Pernyataan bernada prihatin dan mengecam juga disampaikan Pengurus Majelis Intelektual dan Ulama Muda Indonesia (MIUMI) Aceh.
“Kami menolak setiap tindakan arogansi dan kesewenang-wenangan hukum yang dilakukan oleh siapapun dan dalam bentuk apapun di bumi Aceh, apa lagi oleh penegak hukum sendiri yang notabenanya sebagai pengayom hukum dan contoh hukum bagi masyarakat,”
Polda Aceh: Wakapolres Sabang Terancam Sanksi
Kepolisian Daerah Aceh (Polda) menyikapi tegas tindakan Wakil Kepala Kepolisian Resort Kota (Wakapolres) Sabang, Kompol Saiful B Lubis yang menghalangi hukuman cambuk terhadap seorang personel polisi karena melanggar syariat.
Wakil Kepala Kepolisian Daerah (Wakapolda) Aceh, Brigadir Jenderal M Husein Hamidi mengatakan pihaknya telah menegur yang bersangkutan dan meminta agar proses hukuman cambuk kepada anggota polisi tersebut dikoordinasikan kembali.
“Sudah kita tegur dan kita arahkan.

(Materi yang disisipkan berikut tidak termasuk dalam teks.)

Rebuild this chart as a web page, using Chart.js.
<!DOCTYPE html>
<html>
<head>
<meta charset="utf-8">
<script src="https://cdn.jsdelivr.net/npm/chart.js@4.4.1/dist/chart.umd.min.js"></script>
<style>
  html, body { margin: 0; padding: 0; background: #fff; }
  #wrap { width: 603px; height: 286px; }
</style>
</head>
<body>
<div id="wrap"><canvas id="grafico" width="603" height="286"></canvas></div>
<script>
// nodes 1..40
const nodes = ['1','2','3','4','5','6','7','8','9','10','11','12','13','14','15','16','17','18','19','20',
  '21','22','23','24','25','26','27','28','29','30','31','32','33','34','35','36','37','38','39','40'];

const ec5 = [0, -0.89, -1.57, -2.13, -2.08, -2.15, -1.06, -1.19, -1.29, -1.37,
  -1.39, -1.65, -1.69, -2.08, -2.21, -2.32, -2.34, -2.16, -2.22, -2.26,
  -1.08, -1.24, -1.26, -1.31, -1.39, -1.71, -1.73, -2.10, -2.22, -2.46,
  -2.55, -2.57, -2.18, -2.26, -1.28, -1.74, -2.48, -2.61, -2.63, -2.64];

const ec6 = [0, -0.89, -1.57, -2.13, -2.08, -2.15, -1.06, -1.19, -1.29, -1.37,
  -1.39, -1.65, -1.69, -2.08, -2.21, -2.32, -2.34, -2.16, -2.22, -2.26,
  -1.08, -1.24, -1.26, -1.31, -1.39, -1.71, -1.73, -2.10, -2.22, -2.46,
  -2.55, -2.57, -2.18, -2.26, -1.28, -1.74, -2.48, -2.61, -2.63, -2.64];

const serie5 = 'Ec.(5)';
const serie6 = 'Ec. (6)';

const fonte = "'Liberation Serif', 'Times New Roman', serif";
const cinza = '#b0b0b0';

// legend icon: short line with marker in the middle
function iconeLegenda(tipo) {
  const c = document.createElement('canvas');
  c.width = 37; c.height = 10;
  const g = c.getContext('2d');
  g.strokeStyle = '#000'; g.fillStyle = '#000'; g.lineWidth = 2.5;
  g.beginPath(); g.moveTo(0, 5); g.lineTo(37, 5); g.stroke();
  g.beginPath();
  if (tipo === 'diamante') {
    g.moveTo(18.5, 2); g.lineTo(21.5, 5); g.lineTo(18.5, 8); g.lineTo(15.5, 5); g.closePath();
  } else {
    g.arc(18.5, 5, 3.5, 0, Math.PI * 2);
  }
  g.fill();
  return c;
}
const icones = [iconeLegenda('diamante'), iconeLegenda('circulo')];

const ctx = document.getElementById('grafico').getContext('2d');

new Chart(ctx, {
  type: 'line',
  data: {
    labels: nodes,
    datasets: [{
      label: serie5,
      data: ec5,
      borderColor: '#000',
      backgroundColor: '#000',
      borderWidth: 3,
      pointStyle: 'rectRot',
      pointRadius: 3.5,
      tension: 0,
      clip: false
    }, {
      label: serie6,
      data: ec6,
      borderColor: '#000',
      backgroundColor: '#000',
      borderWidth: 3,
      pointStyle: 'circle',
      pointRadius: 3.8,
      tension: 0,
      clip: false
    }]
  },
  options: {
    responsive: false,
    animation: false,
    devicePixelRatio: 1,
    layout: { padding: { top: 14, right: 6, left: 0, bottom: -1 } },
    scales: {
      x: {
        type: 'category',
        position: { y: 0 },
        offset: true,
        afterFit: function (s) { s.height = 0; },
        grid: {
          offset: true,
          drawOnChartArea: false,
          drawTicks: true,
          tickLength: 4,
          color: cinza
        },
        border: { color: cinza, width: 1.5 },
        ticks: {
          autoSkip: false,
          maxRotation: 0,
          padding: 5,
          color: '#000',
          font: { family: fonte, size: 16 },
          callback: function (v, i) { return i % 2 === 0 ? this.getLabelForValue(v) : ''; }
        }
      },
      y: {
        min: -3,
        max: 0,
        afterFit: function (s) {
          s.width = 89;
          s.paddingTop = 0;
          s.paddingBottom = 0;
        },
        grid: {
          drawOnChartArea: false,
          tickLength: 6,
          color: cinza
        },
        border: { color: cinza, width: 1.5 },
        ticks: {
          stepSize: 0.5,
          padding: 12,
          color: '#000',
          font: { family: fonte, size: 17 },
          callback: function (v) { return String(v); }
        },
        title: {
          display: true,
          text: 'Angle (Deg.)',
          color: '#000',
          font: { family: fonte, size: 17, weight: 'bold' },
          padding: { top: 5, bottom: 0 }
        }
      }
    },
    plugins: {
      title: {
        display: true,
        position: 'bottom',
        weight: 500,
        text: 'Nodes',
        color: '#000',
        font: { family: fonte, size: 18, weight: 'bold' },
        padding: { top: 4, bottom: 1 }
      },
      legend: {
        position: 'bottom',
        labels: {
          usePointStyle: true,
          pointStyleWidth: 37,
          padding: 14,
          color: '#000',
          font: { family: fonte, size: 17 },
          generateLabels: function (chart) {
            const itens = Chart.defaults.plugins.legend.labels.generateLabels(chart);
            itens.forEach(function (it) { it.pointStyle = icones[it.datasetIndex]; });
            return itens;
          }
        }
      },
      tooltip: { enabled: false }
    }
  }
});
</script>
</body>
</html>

Kita harap kasus seperti ini tak terulang lagi,” tegas M Husein kepada wartawan saat pelantikan anggota KIP Aceh yang baru terpilih di Aula Serbaguna Setda Aceh, Jumat (24/4).

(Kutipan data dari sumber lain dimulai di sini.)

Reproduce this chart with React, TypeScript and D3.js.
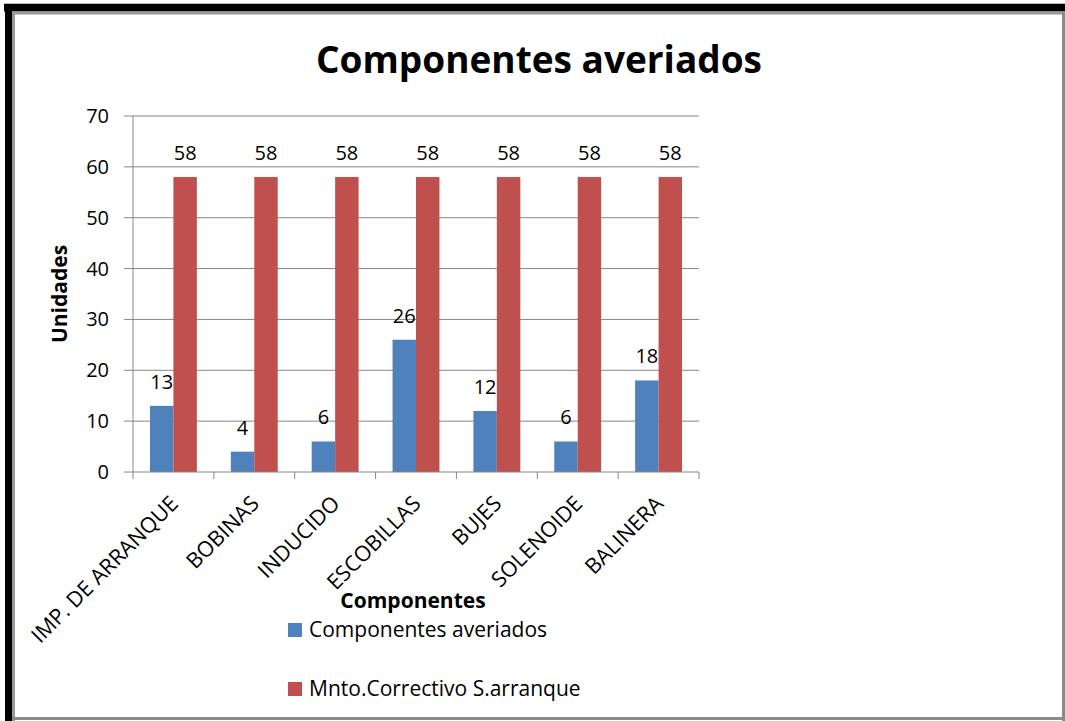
import React from "react";
import * as d3 from "d3";

const categories = ["IMP. DE ARRANQUE", "BOBINAS", "INDUCIDO", "ESCOBILLAS", "BUJES", "SOLENOIDE", "BALINERA"];
const averiados = [13, 4, 6, 26, 12, 6, 18];
const correctivo = [58, 58, 58, 58, 58, 58, 58];
const seriesNames = ["Componentes averiados", "Mnto.Correctivo S.arranque"];
const seriesColors = ["#4F81BD", "#C0504D"];
const yTicks = [0, 10, 20, 30, 40, 50, 60, 70];

const FONT = "'Open Sans', sans-serif";

export default function App() {
  const W = 1065, H = 721;
  const left = 133, right = 699, top = 116, bottom = 472;
  const x = d3.scaleBand().domain(categories).range([left, right]).paddingInner(0).paddingOuter(0);
  const y = d3.scaleLinear().domain([0, 70]).range([bottom, top]);
  const bw = x.bandwidth();
  const groupW = bw * 0.58;
  const barW = groupW / 2;
  const series = [averiados, correctivo];

  return (
    <svg width={W} height={H} style={{ position: "absolute", left: 0, top: 0, background: "#fff" }}>
      <rect x={0} y={0} width={W} height={H} fill="#fff" />
      {/* frame */}
      <rect x={4} y={3} width={W - 4} height={1} fill="#bbb" />
      <rect x={4} y={4} width={W - 4} height={7.5} fill="#000" />
      <rect x={5} y={4} width={7} height={H - 4} fill="#000" />
      <rect x={12} y={11.5} width={W - 12} height={3} fill="#999" />
      <rect x={12} y={11.5} width={3} height={H - 11.5} fill="#999" />
      <rect x={1062} y={12} width={3} height={H - 12} fill="#8a8a8a" />
      <rect x={12} y={717} width={W - 12} height={3} fill="#8a8a8a" />

      {/* title */}
      <text x={539} y={73} textAnchor="middle" fontFamily={FONT} fontWeight="bold" fontSize={37} fill="#000">
        Componentes averiados
      </text>

      {/* gridlines */}
      {yTicks.map((t) => (
        <g key={t}>
          {t > 0 && <line x1={left} x2={right} y1={y(t)} y2={y(t)} stroke="#868686" strokeWidth={1} />}
          <line x1={left - 9} x2={left} y1={y(t)} y2={y(t)} stroke="#868686" strokeWidth={1} />
          <text x={left - 24} y={y(t)} dy="0.35em" textAnchor="end" fontFamily={FONT} fontSize={20} fill="#000">
            {t}
          </text>
        </g>
      ))}

      {/* bars */}
      {series.map((s, si) =>
        categories.map((c, i) => {
          const bx = (x(c) as number) + (bw - groupW) / 2 + si * barW;
          return (
            <g key={`${si}-${i}`}>
              <rect x={bx} y={y(s[i])} width={barW} height={bottom - y(s[i])} fill={seriesColors[si]} />
              <text x={bx + barW / 2} y={y(s[i]) - 17} textAnchor="middle" fontFamily={FONT} fontSize={20} fill="#000">
                {s[i]}
              </text>
            </g>
          );
        })
      )}

      {/* axes */}
      <line x1={left} x2={left} y1={top} y2={bottom} stroke="#868686" strokeWidth={1} />
      <line x1={left} x2={right} y1={bottom} y2={bottom} stroke="#868686" strokeWidth={1} />
      {d3.range(categories.length + 1).map((i) => {
        const tx = left + i * bw;
        return <line key={i} x1={tx} x2={tx} y1={bottom} y2={bottom + 7} stroke="#868686" strokeWidth={1} />;
      })}

      {/* category labels */}
      {categories.map((c) => {
        const cx = (x(c) as number) + bw / 2 + 6;
        const cy = 505;
        return (
          <text key={c} x={cx} y={cy} textAnchor="end" transform={`rotate(-45 ${cx} ${cy})`} fontFamily={FONT} fontSize={21.5} fill="#000">
            {c}
          </text>
        );
      })}

      {/* axis titles */}
      <text x={413} y={608} textAnchor="middle" fontFamily={FONT} fontWeight="bold" fontSize={21} fill="#000">
        Componentes
      </text>
      <text x={67} y={294} textAnchor="middle" transform="rotate(-90 67 294)" fontFamily={FONT} fontWeight="bold" fontSize={21} fill="#000">
        Unidades
      </text>

      {/* legend */}
      {seriesNames.map((n, i) => {
        const ly = 630 + i * 59;
        return (
          <g key={n}>
            <rect x={288} y={ly - 7} width={14} height={14} fill={seriesColors[i]} />
            <text x={309} y={ly} dy="0.35em" fontFamily={FONT} fontSize={21} fill="#000">
              {n}
            </text>
          </g>
        );
      })}
    </svg>
  );
}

Pihaknya menyesalkan tindakan Wakapolres Sabang yang menyetop prosesi cambuk kepada salah satu anak buahnya. Dia menyebutkan pihak kepolisian tidak pernah melindungi siapapun personel di jajaran Polda Aceh yang melanggar hukum.
“Komitmen polisi jelas. Kita tidak melindungi siapapun anggota yang bersalah,” tegasnya. Saat didesak wartawan, apakah Polda akan memberi sanksi kepada Wakapolres Sabang atas tindakannya itu.
Menurutnya, pihak Polda mendorong agar personel polisi yang gagal menjalani hukuman cambuk itu agar kembali dilakukan proses hukum terhadap yang bersangkutan. Sebaliknya, M Husein menegaskan, polisi tidak memiliki hukum sendiri, melainkan juga tunduk pada hukum yang berlaku kepada masyarakat sipil, termasuk hukum cambuk yang diberlakukan di Aceh.
“Jadi bukan karena anggota Polri (lalu) kita punya hukum sendiri, tidak seperti itu,” ujarnya. “Kita tidak melindungi anggota yang salah. Kalau ada anggota yang mau dicambuk, dia harus menerima hukumannya,” tambah Wakapolda.